## [WHAT YOU SHOULD DO]
Leaving the pictures out, print the lines from the first line of the listing through the line containing "17.0, 16.5, 18.1, 17.2, 16.0, 17.6, 16.6, 15.9, 17.5, 17.1]", exactly as they read, and no others.

######

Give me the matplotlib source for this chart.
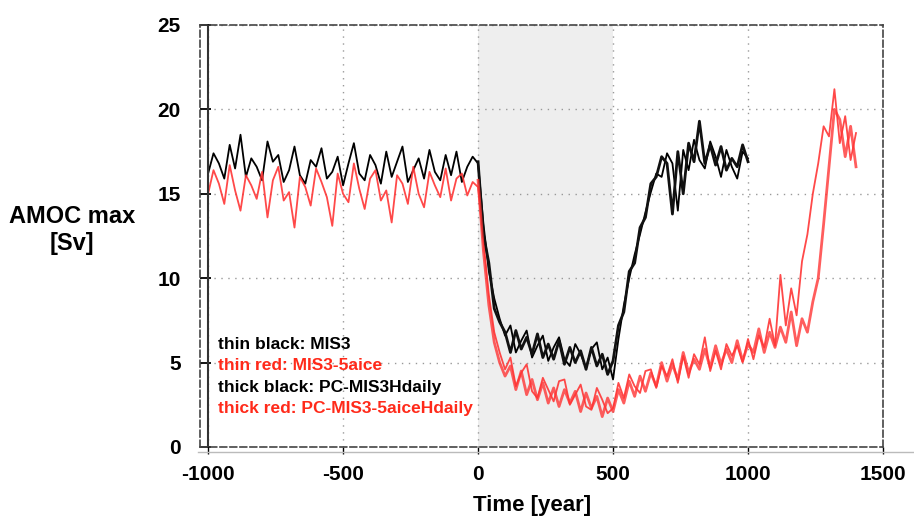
import numpy as np
import matplotlib
matplotlib.use("Agg")
import matplotlib.pyplot as plt
from matplotlib.lines import Line2D

plt.rcParams["font.family"] = ["Liberation Sans", "DejaVu Sans"]
plt.rcParams["font.weight"] = "bold"
plt.rcParams["axes.unicode_minus"] = False

# AMOC max [Sv], one value every 20 years
step = 20

# thin black: MIS3, starts at -1000
mis3_start = -1000
mis3 = [16.2, 17.4, 16.8, 15.9, 17.9, 16.5, 18.5, 16.0, 17.1, 16.6,
        15.8, 18.1, 16.9, 17.3, 15.7, 16.4, 17.8, 16.1, 15.6, 17.0,
        16.6, 17.7, 15.9, 16.3, 17.2, 15.5, 16.8, 18.0, 16.2, 15.8,
        17.3, 16.7, 15.6, 17.5, 16.0, 16.9, 17.8, 15.7, 16.4, 17.1,
        15.9, 17.6, 16.3, 15.8, 17.3, 16.1, 17.5, 15.7, 16.6, 17.2,
        16.8,
        13.2, 10.4, 8.8, 7.6, 6.6, 7.2, 5.6, 6.3, 6.9, 5.3,
        6.0, 6.6, 5.1, 5.9, 6.5, 5.2, 4.8, 6.1, 5.5, 4.7,
        5.8, 6.2, 4.6, 5.3, 4.0, 6.4, 8.4, 10.0, 11.4, 12.6,
        13.9, 15.1, 16.2, 16.0, 17.4, 16.8, 14.0, 17.6, 16.4, 18.2,
        17.0, 16.5, 18.1, 17.2, 16.0, 17.6, 16.6, 15.9, 17.5, 17.1]

# thin red: MIS3-5aice, starts at -1000
mis3_5aice_start = -1000
mis3_5aice = [15.0, 16.4, 15.6, 14.4, 16.7, 15.2, 14.0, 16.1, 15.5, 14.7,
              16.3, 13.6, 15.8, 16.6, 14.6, 15.1, 13.0, 16.0, 15.4, 14.3,
              16.5, 15.7, 14.8, 13.1, 16.2, 15.0, 14.5, 16.8, 15.3, 14.1,
              15.9, 16.4, 14.6, 15.2, 13.3, 16.1, 15.6, 14.4, 16.6, 15.0,
              14.2, 16.3, 15.5, 14.8, 16.5, 14.6, 15.9, 16.2, 14.9, 15.7,
              15.4,
              12.2, 9.0, 6.8, 5.6, 4.6, 5.3, 3.6, 4.4, 4.9, 3.3,
              2.9, 4.1, 3.4, 2.7, 3.9, 4.0, 2.5, 3.1, 3.7, 2.4,
              2.2, 3.5, 2.8, 2.0, 2.3, 3.8, 2.9, 4.3, 3.6, 3.2,
              4.5, 4.6, 3.5, 4.8, 4.2, 5.2, 3.8, 5.4, 4.1, 5.5,
              4.9, 6.5, 4.5, 5.7, 4.6, 6.1, 5.4, 6.0, 5.0, 6.4,
              5.2, 6.6, 5.9, 7.6, 6.0, 10.2, 7.2, 9.4, 7.8, 11.0,
              12.6, 15.0, 16.8, 19.0, 18.4, 21.2, 18.0, 19.6, 17.0, 18.6]

# thick black: PC-MIS3Hdaily, starts at 0
pc_mis3_start = 0
pc_mis3 = [16.9, 12.6, 10.9, 8.2, 7.4, 6.8, 5.6, 6.9, 5.8, 6.5,
           5.5, 6.7, 5.3, 6.1, 5.2, 6.3, 4.9, 5.9, 5.0, 5.7,
           4.6, 5.9, 4.8, 5.5, 4.3, 5.1, 7.2, 8.0, 10.4, 10.9,
           13.0, 13.6, 15.6, 16.0, 17.2, 16.8, 13.8, 17.5, 15.0, 18.0,
           16.9, 19.3, 16.8, 17.9, 16.7, 17.8, 16.4, 17.1, 16.6, 17.9,
           16.9]

# thick red: PC-MIS3-5aiceHdaily, starts at 0
pc_mis3_5aice_start = 0
pc_mis3_5aice = [15.8, 11.6, 8.4, 6.2, 5.0, 4.2, 4.8, 3.4, 4.5, 3.1,
                 4.0, 2.8, 3.8, 2.6, 3.5, 2.4, 3.4, 2.6, 3.3, 2.1,
                 3.2, 2.3, 3.0, 1.8, 2.9, 2.1, 3.4, 2.6, 3.9, 3.0,
                 4.2, 3.3, 4.4, 3.6, 5.0, 3.9, 4.9, 4.0, 5.6, 4.4,
                 5.2, 4.6, 5.8, 4.7, 6.0, 4.9, 5.8, 5.0, 6.3, 5.1,
                 6.1, 5.6, 7.0, 5.6, 6.8, 5.9, 7.1, 6.2, 8.0, 6.0,
                 7.6, 6.8, 8.6, 10.0, 13.2, 16.6, 20.0, 19.4, 17.2, 19.0,
                 16.6]

legend_lines = ["thin black: MIS3", "thin red: MIS3-5aice",
                "thick black: PC-MIS3Hdaily", "thick red: PC-MIS3-5aiceHdaily"]
legend_colors = ["black", "#ff2a1a", "black", "#ff2a1a"]

x_ticks = [-1000, -500, 0, 500, 1000, 1500]
y_ticks = [0, 5, 10, 15, 20, 25]


def years(start, vals):
    return np.arange(start, start + step * len(vals), step)


red = "#ff3535"

fig = plt.figure(figsize=(9.14, 5.19), dpi=100)
ax = fig.add_axes([200 / 914, 1 - 447 / 519, 683 / 914, 422 / 519])

ax.axvspan(0, 500, color="#eeeeee", zorder=0.2, lw=0)

ax.plot(years(mis3_start, mis3), mis3, color="black", lw=1.3, zorder=2)
ax.plot(years(mis3_5aice_start, mis3_5aice), mis3_5aice, color=red, lw=1.3, alpha=0.9, zorder=3)
ax.plot(years(pc_mis3_start, pc_mis3), pc_mis3, color="#111111", lw=2.0, zorder=4)
ax.plot(years(pc_mis3_5aice_start, pc_mis3_5aice), pc_mis3_5aice, color=red, lw=2.0, alpha=0.8, zorder=5)

ax.set_xlim(-1030, 1500)
ax.set_ylim(0, 25)
ax.set_xticks(x_ticks)
ax.set_yticks(y_ticks)
ax.set_axisbelow(True)
ax.grid(True, color="#999999", linestyle=(0, (1, 4)), lw=1.0)

# solid line at x = -1000 inside the dashed frame
ax.axvline(-1000, color="#333333", lw=1.5, zorder=6)

for s in ax.spines.values():
    s.set_linestyle((0, (4, 2)))
    s.set_color("#444444")
    s.set_linewidth(1.2)

ax.tick_params(axis="y", direction="in", length=8, width=1.3, pad=14, labelsize=15)
ax.tick_params(axis="x", direction="out", length=5, width=1.0, pad=8, labelsize=15)
for lab in ax.get_xticklabels() + ax.get_yticklabels():
    lab.set_fontweight("bold")

fig.add_artist(Line2D([198 / 914, 1.0], [1 - 452 / 519, 1 - 452 / 519], color="#bbbbbb", lw=1))

fig.text(72 / 914, 1 - 230 / 519, "AMOC max\n[Sv]", ha="center", va="center",
         fontsize=17, fontweight="bold", linespacing=1.25)
fig.text(532 / 914, 1 - 505 / 519, "Time [year]", ha="center", va="center",
         fontsize=16, fontweight="bold")

ys = [0.242, 0.192, 0.142, 0.092]
for txt, c, yy in zip(legend_lines, legend_colors, ys):
    ax.text(0.026, yy, txt, transform=ax.transAxes, color=c, fontsize=12.5,
            fontweight="bold", va="center", ha="left", zorder=7)

fig.savefig("out.png", dpi=100)
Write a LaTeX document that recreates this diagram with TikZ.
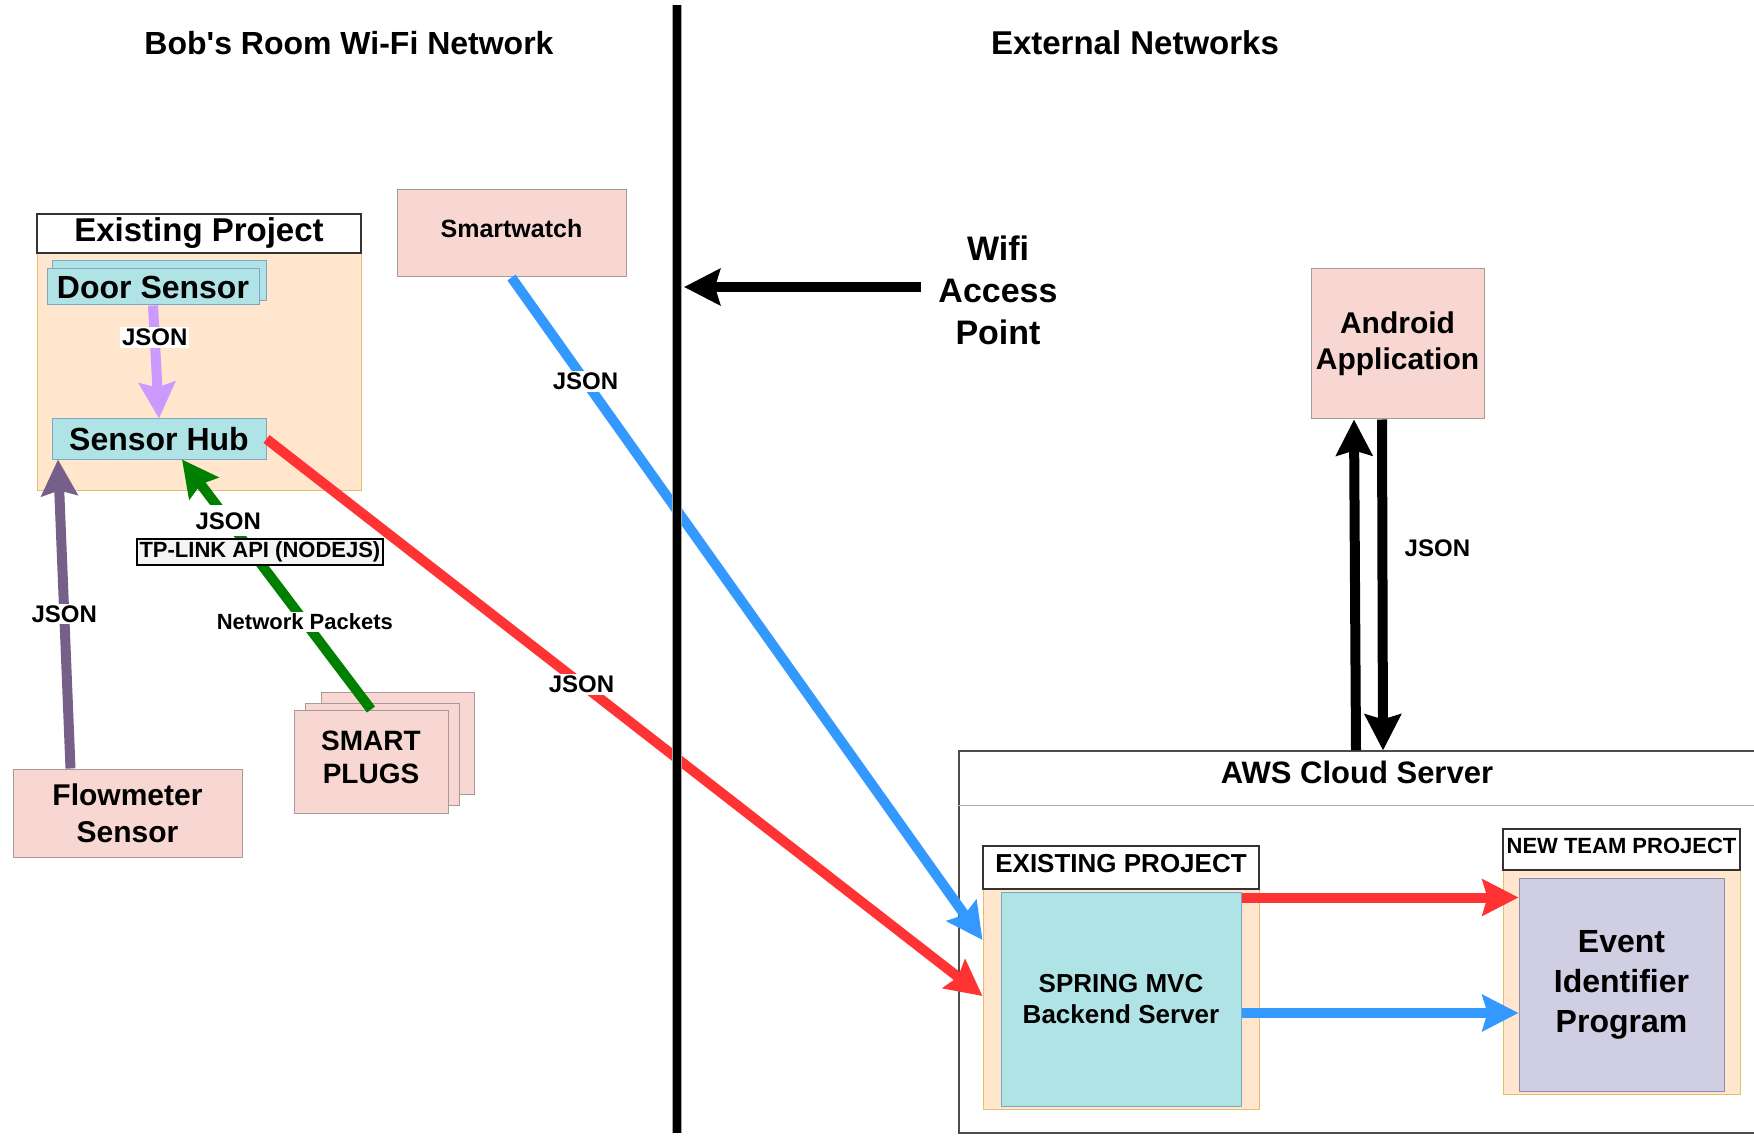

######

## [WRITTEN SOLUTION]
Give me the matplotlib source for this chart.
import numpy as np
import matplotlib
matplotlib.use("Agg")
import matplotlib.pyplot as plt
from matplotlib.lines import Line2D

plt.rcParams["font.family"] = ["Liberation Sans", "DejaVu Sans"]
plt.rcParams["font.weight"] = "bold"
plt.rcParams["axes.unicode_minus"] = False

# AMOC max [Sv], one value every 20 years
step = 20

# thin black: MIS3, starts at -1000
mis3_start = -1000
mis3 = [16.2, 17.4, 16.8, 15.9, 17.9, 16.5, 18.5, 16.0, 17.1, 16.6,
        15.8, 18.1, 16.9, 17.3, 15.7, 16.4, 17.8, 16.1, 15.6, 17.0,
        16.6, 17.7, 15.9, 16.3, 17.2, 15.5, 16.8, 18.0, 16.2, 15.8,
        17.3, 16.7, 15.6, 17.5, 16.0, 16.9, 17.8, 15.7, 16.4, 17.1,
        15.9, 17.6, 16.3, 15.8, 17.3, 16.1, 17.5, 15.7, 16.6, 17.2,
        16.8,
        13.2, 10.4, 8.8, 7.6, 6.6, 7.2, 5.6, 6.3, 6.9, 5.3,
        6.0, 6.6, 5.1, 5.9, 6.5, 5.2, 4.8, 6.1, 5.5, 4.7,
        5.8, 6.2, 4.6, 5.3, 4.0, 6.4, 8.4, 10.0, 11.4, 12.6,
        13.9, 15.1, 16.2, 16.0, 17.4, 16.8, 14.0, 17.6, 16.4, 18.2,
        17.0, 16.5, 18.1, 17.2, 16.0, 17.6, 16.6, 15.9, 17.5, 17.1]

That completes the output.